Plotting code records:
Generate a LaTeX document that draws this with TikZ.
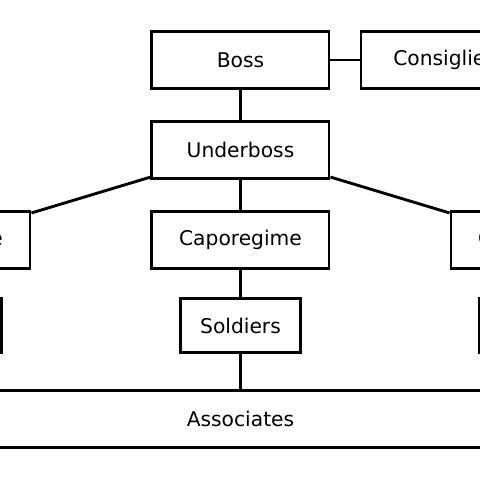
\documentclass[tikz,border=0pt]{standalone}
\usepackage{fontspec}
\setmainfont{DejaVu Sans}
\usetikzlibrary{positioning}

\begin{document}
\begin{tikzpicture}[
        role/.style={rectangle, draw, line width=1.7pt, minimum width=3.69cm, minimum height=1.17cm, align=center, font=\fontsize{12}{14}\selectfont},
        link/.style={line width=1.7pt}]

        \useasboundingbox (0,0) rectangle (10,10);
        \clip (0,0) rectangle (10,10);

        \node[role] (boss) at (5.01,8.75) {Boss};
        \node[role] (cons) at (9.365,8.75) {Consigliere};
        \node[role] (ub) at (5.01,6.875) {Underboss};

        \node[role] (capl) at (-1.219,5) {Caporegime};
        \node[role] (capm) at (5.01,5) {Caporegime};
        \node[role] (capr) at (11.24,5) {Caporegime};

        \node[role, minimum width=2.5cm, minimum height=1.125cm] (soll) at (-1.219,3.21) {Soldiers};
        \node[role, minimum width=2.5cm, minimum height=1.125cm] (solm) at (5.01,3.21) {Soldiers};
        \node[role, minimum width=2.5cm, minimum height=1.125cm] (solr) at (11.24,3.21) {Soldiers};

        \node[role, minimum width=16.15cm] (assoc) at (5.01,1.271) {Associates};

        \draw[link] (boss) -- (cons);
        \draw[link] (boss) -- (ub);
        \draw[link] (ub) -- (capl);
        \draw[link] (ub) -- (capm);
        \draw[link] (ub) -- (capr);
        \draw[link] (capl) -- (soll);
        \draw[link] (capm) -- (solm);
        \draw[link] (capr) -- (solr);
        \draw[link] (soll) -- (soll |- assoc.north);
        \draw[link] (solm) -- (assoc);
        \draw[link] (solr) -- (solr |- assoc.north);
    \end{tikzpicture}
\end{document}
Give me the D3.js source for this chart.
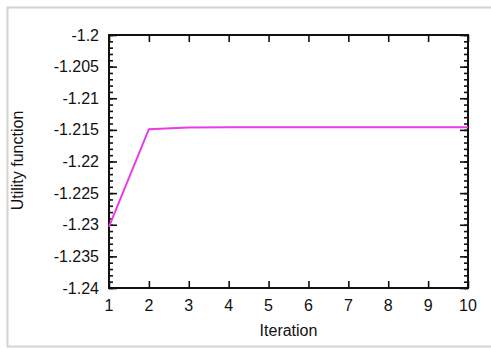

Task goal: Skip the pictures and print each record exactly as it stands.

Response below:
Generate a LaTeX document that draws this with TikZ.
\documentclass[tikz,border=0pt]{standalone}
\usepackage{fontspec}
\setmainfont{DejaVu Sans}
\usetikzlibrary{positioning}

\begin{document}
\begin{tikzpicture}[
        role/.style={rectangle, draw, line width=1.7pt, minimum width=3.69cm, minimum height=1.17cm, align=center, font=\fontsize{12}{14}\selectfont},
        link/.style={line width=1.7pt}]

        \useasboundingbox (0,0) rectangle (10,10);
        \clip (0,0) rectangle (10,10);

        \node[role] (boss) at (5.01,8.75) {Boss};
        \node[role] (cons) at (9.365,8.75) {Consigliere};
        \node[role] (ub) at (5.01,6.875) {Underboss};

        \node[role] (capl) at (-1.219,5) {Caporegime};
        \node[role] (capm) at (5.01,5) {Caporegime};
        \node[role] (capr) at (11.24,5) {Caporegime};

        \node[role, minimum width=2.5cm, minimum height=1.125cm] (soll) at (-1.219,3.21) {Soldiers};
        \node[role, minimum width=2.5cm, minimum height=1.125cm] (solm) at (5.01,3.21) {Soldiers};
        \node[role, minimum width=2.5cm, minimum height=1.125cm] (solr) at (11.24,3.21) {Soldiers};

        \node[role, minimum width=16.15cm] (assoc) at (5.01,1.271) {Associates};

        \draw[link] (boss) -- (cons);
        \draw[link] (boss) -- (ub);
        \draw[link] (ub) -- (capl);
        \draw[link] (ub) -- (capm);
        \draw[link] (ub) -- (capr);
        \draw[link] (capl) -- (soll);
        \draw[link] (capm) -- (solm);
        \draw[link] (capr) -- (solr);
        \draw[link] (soll) -- (soll |- assoc.north);
        \draw[link] (solm) -- (assoc);
        \draw[link] (solr) -- (solr |- assoc.north);
    \end{tikzpicture}
\end{document}
Give me the D3.js source for this chart.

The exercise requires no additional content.